If the hardware has no control the idiomatic thing would be to have a pin switch in the machine driver.
We need to break chains on very specific positions to be able to affect only the parts intended. We also have switches (e.g. loopback) that is not belonging to a specific pin but is a brigde-switch in the middle of two chains, thus I don't think we can use what you suggest.
But if you have a control that actually does something then surely there should be some interaction with the chip when it is changed?
The only solution I've found is to use the enum_virt, but if there is a possibility to have a switch_virt I would be able to use that.
One of the nice things about open source code is that it's always possible to extend the core if required.
Yes, if it were only regulator (and clock) that was needed in our extra reference-counted power-functions, it would be fine. But vibra needs to be able to turn on the power of the audio-part of AB8500 (our codec) before it can use the vibra-functionality.
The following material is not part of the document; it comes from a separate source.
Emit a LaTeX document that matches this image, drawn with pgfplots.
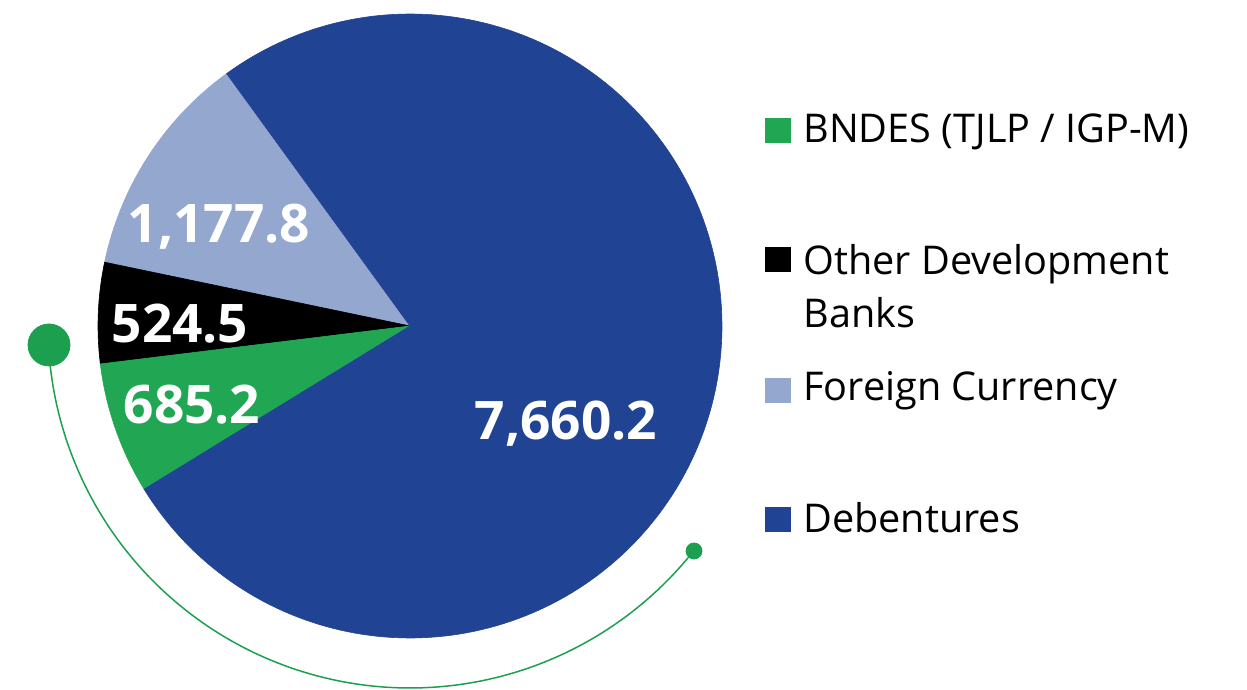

I could move our the reg/clock and assume that the vibra-driver does this itself and only have the codec-power-register shared between the external interface and the DAPM.
As I said previously there's other drivers with the same setup which manage to integrate fairly easily without breaking the device model - do what they do with something like an MFD or just embed a trivial input driver in the CODEC for the vibra if it's small enough.
(and earlier) to be in sync with mainline-kernel. However, if we get this driver mainlined we can use all input to push harder for our next generation of platforms. This driver is for a project that has nearly finished its execution, but we would like to mainline this first before we go ahead with new drivers.
Equally well, if it gets mainline without actually meeting mainline standards that's sending the wrong message :)
I'd suggest at least adding regulator support into the CODEC driver so it's managing its own power when required, there's no reason for anything external to be doing that. I expect if you bring things into line with the device model the code will end up being a lot smaller and clearer and this won't be needed, it feels like a large part of why you're having to open code all this stuff is that other bits of the code stepped outside the frameworks.